Both the distributor and the bar could be subject to penalties if the commission determined that such allegations had merit.
Those who have spoken up about this suggest it’s been going on for a long, long time. That may or may not be the case, but if it is, could it be that it’s become part of the culture of the business at this point? Or a sense that if everybody else is doing it, maybe it’s not such a big deal?
GD: Absolutely, this is embedded in the way people do business. If you’re a brewer, you may feel like you have to do it, or else you don’t sell your beer.

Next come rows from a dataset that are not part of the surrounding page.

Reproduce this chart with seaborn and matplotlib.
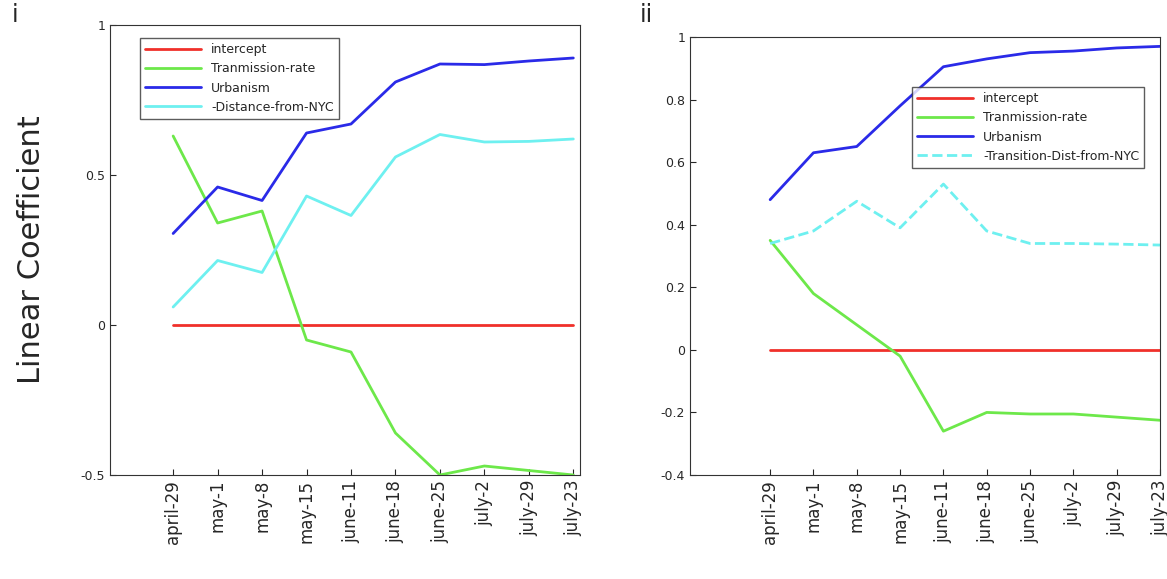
import numpy as np
import pandas as pd
import matplotlib
matplotlib.use("Agg")
import matplotlib.pyplot as plt
import seaborn as sns

dates = ['april-29', 'may-1', 'may-8', 'may-15', 'june-11', 'june-18',
         'june-25', 'july-2', 'july-29', 'july-23']

# panel i
intercept_i = [0, 0, 0, 0, 0, 0, 0, 0, 0, 0]
trans_i = [0.63, 0.34, 0.38, -0.05, -0.09, -0.36, -0.50, -0.47, -0.485, -0.50]
urban_i = [0.305, 0.46, 0.415, 0.64, 0.67, 0.81, 0.87, 0.868, 0.88, 0.89]
dist_i = [0.06, 0.215, 0.175, 0.43, 0.365, 0.56, 0.635, 0.61, 0.612, 0.62]

# panel ii
intercept_ii = [0, 0, 0, 0, 0, 0, 0, 0, 0, 0]
trans_ii = [0.35, 0.18, 0.08, -0.02, -0.26, -0.20, -0.205, -0.205, -0.215, -0.225]
urban_ii = [0.48, 0.63, 0.65, 0.78, 0.905, 0.93, 0.95, 0.955, 0.965, 0.97]
dist_ii = [0.34, 0.38, 0.475, 0.39, 0.53, 0.38, 0.34, 0.34, 0.338, 0.335]

sns.set_style("white")
plt.rcParams['font.family'] = ['DejaVu Sans']

fig = plt.figure(figsize=(11.67, 5.79), dpi=100)
ax1 = fig.add_axes([110/1167, 1-475/579, 470/1167, 450/579])
ax2 = fig.add_axes([690/1167, 1-475/579, 470/1167, 438/579])

x = np.arange(len(dates))

def draw(ax, inter, trans, urb, dist, dist_label, dashed):
    sns.lineplot(x=x, y=inter, ax=ax, color='#f0302a', lw=2, label='intercept')
    sns.lineplot(x=x, y=trans, ax=ax, color='#6de84a', lw=2, label='Tranmission-rate')
    sns.lineplot(x=x, y=urb, ax=ax, color='#2a2ae8', lw=2, label='Urbanism')
    sns.lineplot(x=x, y=dist, ax=ax, color='#6ef0f0', lw=2, label=dist_label,
                 linestyle='--' if dashed else '-')
    ax.set_xticks(x)
    ax.set_xticklabels(dates, rotation=90, fontsize=12)
    for s in ax.spines.values():
        s.set_color('#333333')
        s.set_linewidth(0.8)
    ax.tick_params(axis='y', labelsize=9, direction='in', length=4, left=True)
    ax.tick_params(axis='x', direction='in', length=4, bottom=True)

draw(ax1, intercept_i, trans_i, urban_i, dist_i, '-Distance-from-NYC', False)
ax1.set_xlim(-1.42, 9.15)
ax1.set_ylim(-0.5, 1)
ax1.set_yticks([-0.5, 0, 0.5, 1])
ax1.set_yticklabels(['-0.5', '0', '0.5', '1'])
ax1.set_ylabel('Linear Coefficient', fontsize=22, labelpad=25)
ax1.legend(loc='upper left', fontsize=9, frameon=True, fancybox=False,
           edgecolor='#333333', borderpad=0.4, handlelength=4.5,
           bbox_to_anchor=(0.05, 0.985))

draw(ax2, intercept_ii, trans_ii, urban_ii, dist_ii, '-Transition-Dist-from-NYC', True)
ax2.set_xlim(-1.85, 9)
ax2.set_ylim(-0.4, 1)
ax2.set_yticks(np.round(np.arange(-0.4, 1.01, 0.2), 1))
ax2.set_yticklabels(['-0.4', '-0.2', '0', '0.2', '0.4', '0.6', '0.8', '1'])
ax2.legend(loc='upper right', fontsize=9, frameon=True, fancybox=False,
           edgecolor='#333333', borderpad=0.4, handlelength=4.5,
           bbox_to_anchor=(0.98, 0.9))

fig.text(12/1167, 1-22/579, 'i', fontsize=17)
fig.text(640/1167, 1-22/579, 'ii', fontsize=17)

fig.savefig('out.png', dpi=100)
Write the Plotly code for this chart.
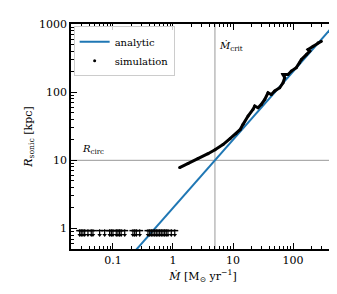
import plotly.graph_objects as go

# analytic relation endpoints (R_sonic = 2 * Mdot)
analytic_mdot = [0.1, 1000]
analytic_r = [0.2, 2000]

# simulation: resolved sonic radius
sim_mdot = [1.29, 1.78, 2.61, 3.83, 5.01, 6.81, 8.91, 11.2, 13.1, 14.7, 17.8, 21.5, 23.0,
            26.1, 29.6, 33.8, 38.3, 43.5, 49.5, 60.0, 68.1, 72.7, 68.1, 82.5, 93.7, 113,
            129, 138, 167, 190, 178, 215, 261, 296]
sim_r = [7.82, 8.95, 10.6, 12.5, 14.3, 17.0, 20.8, 24.6, 28.1, 33.7, 44.7, 55.8, 62.6,
         59.1, 66.1, 78.2, 97.9, 92.5, 104, 116, 137, 163, 182, 182, 204, 228,
         269, 301, 356, 400, 422, 473, 529, 560]

# simulation: upper limits
ul_mdot = [0.0279, 0.0296, 0.0316, 0.0338, 0.0383, 0.0435, 0.0464, 0.060, 0.0727, 0.088,
           0.094, 0.100, 0.1135, 0.121, 0.129, 0.137, 0.157, 0.215, 0.230, 0.245, 0.279,
           0.383, 0.409, 0.435, 0.464, 0.496, 0.527, 0.562, 0.600, 0.638, 0.681, 0.727,
           0.773, 0.825, 0.937, 1.07]
ul_r = [0.93] * len(ul_mdot)

# axis ticks
x_major = [0.1, 1, 10, 100]
x_labels = ["0.1", "1", "10", "100"]
y_major = [1, 10, 100, 1000]
y_labels = ["1", "10", "100", "1000"]
minor_vals = [k * 10.0 ** e for e in range(-2, 4) for k in range(2, 10)]

mdot_crit = 5.0
r_circ = 10.0

font_family = "DejaVu Serif"
blue = "#1f77b4"
x_range = [-1.699, 2.699]
y_range = [-0.301, 3.0]

fig = go.Figure()

fig.add_trace(go.Scatter(x=analytic_mdot, y=analytic_r, mode="lines",
                         line=dict(color=blue, width=2), name="analytic"))

# thick drawn curve (dense points)
fig.add_trace(go.Scatter(x=sim_mdot, y=sim_r, mode="lines",
                         line=dict(color="black", width=3), showlegend=False))
fig.add_trace(go.Scatter(x=sim_mdot, y=sim_r, mode="markers",
                         marker=dict(color="black", size=3), name="simulation"))

# upper limits: dash + downward stick + arrowhead
fig.add_trace(go.Scatter(x=ul_mdot, y=ul_r, mode="markers",
                         marker=dict(symbol="line-ew-open", size=5, color="black",
                                     line=dict(color="black", width=1.5)),
                         error_y=dict(type="data", symmetric=False,
                                      array=[r * 0.05 for r in ul_r],
                                      arrayminus=[r * 0.12 for r in ul_r],
                                      color="black", thickness=1.2, width=0),
                         showlegend=False))
fig.add_trace(go.Scatter(x=ul_mdot, y=[r * 0.86 for r in ul_r], mode="markers",
                         marker=dict(symbol="triangle-down", size=4, color="black"),
                         showlegend=False))

# invisible trace carrying the minor-tick overlay axes
fig.add_trace(go.Scatter(x=analytic_mdot, y=analytic_r, xaxis="x2", yaxis="y2",
                         mode="lines", opacity=0, showlegend=False, hoverinfo="skip"))

fig.add_shape(type="line", xref="x", yref="paper", x0=mdot_crit, x1=mdot_crit, y0=0, y1=1,
              line=dict(color="#999999", width=1), layer="below")
fig.add_shape(type="line", xref="paper", yref="y", x0=0, x1=1, y0=r_circ, y1=r_circ,
              line=dict(color="#999999", width=1), layer="below")

fig.add_annotation(x=0.69897, xref="x", y=0.90, yref="paper", xanchor="left", yanchor="middle",
                   xshift=2, showarrow=False, text="<i>M\u0307</i><sub>crit</sub>",
                   font=dict(family=font_family, size=10, color="black"))
fig.add_annotation(x=0.035, xref="paper", y=1, yref="y", xanchor="left", yanchor="bottom",
                   yshift=2, showarrow=False, text="<i>R</i><sub>circ</sub>",
                   font=dict(family=font_family, size=10, color="black"))

axis_common = dict(type="log", showgrid=False, zeroline=False, showline=True,
                   linecolor="black", linewidth=1.5, mirror="allticks", ticks="inside",
                   ticklen=6, tickwidth=1.3, tickcolor="black",
                   tickfont=dict(family=font_family, size=11, color="black"))

minor_common = dict(type="log", showgrid=False, zeroline=False, showline=True,
                    linecolor="black", linewidth=1.5,
                    mirror="allticks", ticks="inside", ticklen=3.5, tickwidth=1,
                    tickcolor="black", showticklabels=False, tickmode="array",
                    tickvals=minor_vals)

fig.update_layout(
    template="none",
    xaxis=dict(**axis_common, range=x_range, tickmode="array",
               tickvals=x_major, ticktext=x_labels,
               title=dict(text="<i>M\u0307</i> [M<sub>\u2299</sub> yr<sup>\u22121</sup>]",
                          font=dict(family=font_family, size=11, color="black"),
                          standoff=6)),
    yaxis=dict(**axis_common, range=y_range, tickmode="array",
               tickvals=y_major, ticktext=y_labels,
               title=dict(text="<i>R</i><sub>sonic</sub> [kpc]",
                          font=dict(family=font_family, size=11, color="black"),
                          standoff=4)),
    xaxis2=dict(**minor_common, range=x_range, overlaying="x", anchor="y", side="bottom"),
    yaxis2=dict(**minor_common, range=y_range, overlaying="y", anchor="x", side="left"),
)

fig.update_layout(width=337, height=294, margin=dict(l=63, r=10, t=16, b=53),
                  paper_bgcolor="white", plot_bgcolor="white",
                  legend=dict(x=0.01, y=0.99, xanchor="left", yanchor="top",
                              bgcolor="rgba(255,255,255,0.8)", bordercolor="#cccccc",
                              borderwidth=1, font=dict(family=font_family, size=10, color="black"),
                              tracegroupgap=0, itemwidth=30),
                  font=dict(family=font_family, color="black"))

fig.write_html("out.html")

It’s easier to build the cost into running your business than blow the whistle and potentially not have a business at all.
One thing I’ll say is that I don’t think anyone thinks it’s “not a big deal.’’ It’s a huge deal to just about everyone I’ve talked to, but no one is sure what to do about it. I don’t think anyone has resigned themselves to this being the right way to go about things.
Some brewers and distributors who have claimed anonymously and/or vaguely that pay-to-play is an issue have been criticized since the Pretty Things tweets for not putting forward evidence or naming names—for sort of cheering from the sidelines. Do you think the notion of a fairly serious sounding investigation might compel more people to talk?
GD: I sure hope so. I thought the Pretty Things stuff might spur others to come forward, but their coming out hasn’t removed the difficulty of others doing so. It’s tricky. In some ways it’s easier for a small brewer to come forward because they have less to lose in overall dollars, but in some ways it’s much more difficult—they could lose their entire business. We also need to be careful not to paint this as big brewers vs. small brewers, massive distributors vs. tiny, local businesses. The truth is likely much more complicated than that. But again, without documentation that money and goods are being exchanged, these questions are going to linger.